Anslinger was not without his critics including two of America’s most noted physicians: Henry Williams Smith, and Dr William C. Woodward, Legislative Counsel for the American Medical Association who vigorously opposed the introduction and passing of the Marijuana Tax Act in 1937. To put it succinctly, less anyone is any doubt - the American medical profession was against prohibition from the outset.

The Marijuana Tax Act was the platform from which Anslinger advanced the powers of the federal government to criminalise behaviour associated with cannabis. In the post-war era, he lobbied congress to pass the Boggs Act 1951 which strengthened the enforcement of the Marijuana Tax Act of 1937 and the Narcotic Drug Import and Export Act of 1922 by enforcing harsh penalties on individuals convicted of drug law violations.

For the first time at the federal level, marijuana and other narcotics were lumped together as a result of the Act’s provision for uniform penalties across the board. Penalties for selling narcotics increased from 2 to 5 years in a federal penitentiary for first offenders, 5 to 10 years for second offenders, and 10 to 20 years for third offenders. The penalties came in for severe criticism on the grounds that parole was denied for anyone convicted of a second offence. These penalties were subsequently revised upwards by The Narcotics Control Act 1956 which made no differentiation between opium, cocaine and cannabis in respect of violations committed.

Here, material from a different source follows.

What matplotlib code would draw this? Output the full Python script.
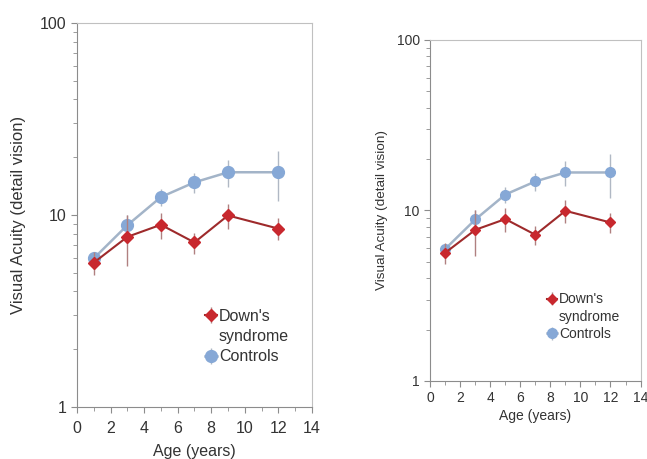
import matplotlib
matplotlib.use("Agg")
import matplotlib.pyplot as plt
from matplotlib.lines import Line2D
from matplotlib.ticker import FixedLocator, NullFormatter

plt.rcParams['font.family'] = ['Liberation Sans', 'DejaVu Sans']

# data
age = [1, 3, 5, 7, 9, 12]
downs = [5.65, 7.7, 8.9, 7.2, 9.95, 8.5]
downs_err = [0.8, 2.3, 1.4, 0.9, 1.5, 1.1]
controls = [5.95, 8.85, 12.4, 14.8, 16.7, 16.7]
controls_err = [0.4, 1.2, 1.3, 1.8, 2.7, 4.8]

red = "#c8282e"
red_line = "#9e2a2b"
blue = "#86a8d6"
blue_line = "#a3b4c8"
gray = "#8c8c8c"


def draw(ax, fs, yfs, ms_d, ms_c, pad, lpad, ylpad, leg_y, lsp):
    hc = ax.errorbar(age, controls, yerr=controls_err, color=blue_line, ecolor="#b0b8c4",
                     elinewidth=1, lw=1.8, marker="o", ms=ms_c, mfc=blue, mec=blue,
                     zorder=2)
    hd = ax.errorbar(age, downs, yerr=downs_err, color=red_line, ecolor="#b08080",
                     elinewidth=1, lw=1.5, marker="D", ms=ms_d, mfc=red, mec=red,
                     zorder=3)
    ax.set_yscale("log")
    ax.set_ylim(1, 100)
    ax.set_xlim(0, 14)
    ax.set_xticks(range(0, 15, 2))
    ax.xaxis.set_minor_locator(FixedLocator(range(1, 14, 2)))
    ax.set_yticks([1, 10, 100])
    ax.set_yticklabels(["1", "10", "100"])
    ax.yaxis.set_minor_formatter(NullFormatter())
    ax.tick_params(which="both", direction="out", color=gray, labelsize=fs,
                   labelcolor="#333333")
    ax.tick_params(axis="x", pad=pad)
    ax.tick_params(which="major", length=4)
    ax.tick_params(which="minor", length=3)
    for s in ax.spines.values():
        s.set_color("#c0c0c0")
    ax.spines["left"].set_color(gray)
    ax.spines["bottom"].set_color(gray)
    ax.set_xlabel("Age (years)", fontsize=fs, color="#333333", labelpad=lpad)
    ax.set_ylabel("Visual Acuity (detail vision)", fontsize=yfs, color="#333333",
                  labelpad=ylpad)
    blank = Line2D([], [], linestyle="none")
    leg = ax.legend([hd, blank, hc], ["Down's", "syndrome", "Controls"],
                    loc="lower right", bbox_to_anchor=(0.93, leg_y),
                    frameon=False, fontsize=fs, handlelength=0.7, handletextpad=0.15,
                    labelspacing=lsp, borderaxespad=0)
    for t in leg.get_texts():
        t.set_color("#333333")


fig = plt.figure(figsize=(6.47, 4.59), dpi=100)
ax1 = fig.add_axes([0.119, 0.113, 0.363, 0.837])
ax2 = fig.add_axes([0.665, 0.170, 0.325, 0.743])
draw(ax1, 11.5, 12, 6.5, 8.5, 6, 6, 10, 0.095, 0.33)
draw(ax2, 10, 9.7, 5, 7, 3, 3, 6, 0.1, 0.25)

fig.savefig("out.png", dpi=100)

The Single Narcotic Drugs Convention

Having succeeded in criminalising cannabis and destroying the American hemp industry, Anslinger (in his final years in office) turned his attention toward International Drug Controls. His greatest success came in 1961 with the Single Narcotic Drugs Convention. The guiding principle of the 1961 convention was, as it is today, to limit the use of drugs exclusively for medical and scientific purposes.

The preamble of the convention declared that whilst recognising the medical use of narcotics as indispensable for the relief of pain and suffering, addiction to narcotic drugs constituted a serious evil for the individual.

Anslinger's hands were all over the Single Narcotic Drugs convention, most notably the placing of cannabis in Schedule IV - the category reserved for the most dangerous drugs, such as heroin; cocaine on the other hand appeared in the 1st Schedule.

Cannabis was to remain in schedule IV for the next 59 years until it was reclassified to the 1st schedule following a vote taken by the Commission on Narcotic Drugs in December 2020.

Article 2 (5) of the convention provided that special measures of control should be adopted in relation to drugs listed on Schedule IV which are necessary for having regard to the particularly dangerous properties of a drug so included.’

Irrespective of the wording of the convention, the drugs listed in the schedule were not made ‘illegal’ in the strict sense of the word, rather their cultivation, production and distribution were placed under strict control so that their use could be limited to medical, scientific and other legitimate purposes.

Anslinger's assistant Henry Giordano (who was to succeed Anslinger as Commissioner in 1962) admitted during the plenary hearings that cannabis was merely habit-forming and not addiction-producing, but then went on to make the ludicrous claim that cannabis was 'very often a stepping-stone to heroin addiction.'

Notwithstanding Anlinger's aversion to cannabis, it should be said he was less hardline towards its use for medical reasons than delegates from Islamic countries such as Egypt and Iran. Perhaps the most interesting admission by Anslinger during the course of the plenary hearings was his acknowledgement of the following

'...a product derived from the cannabis plant was thought to have possibilities for the treatment of certain mental diseases.'

This admission coming late in the day from the architect of Reefer madness and The Gore Files demonstrates, less anyone's in doubt, the duplicitous manner in which cannabis was demonised under his tenure.

Anslinger reached the mandatory retirement age in 1962 and was replaced by Henry Giordano who served as commissioner until 1968 when the Bureau of Narcotics and Dangerous Drugs, the forerunner to the Drug Enforcement Agency was established.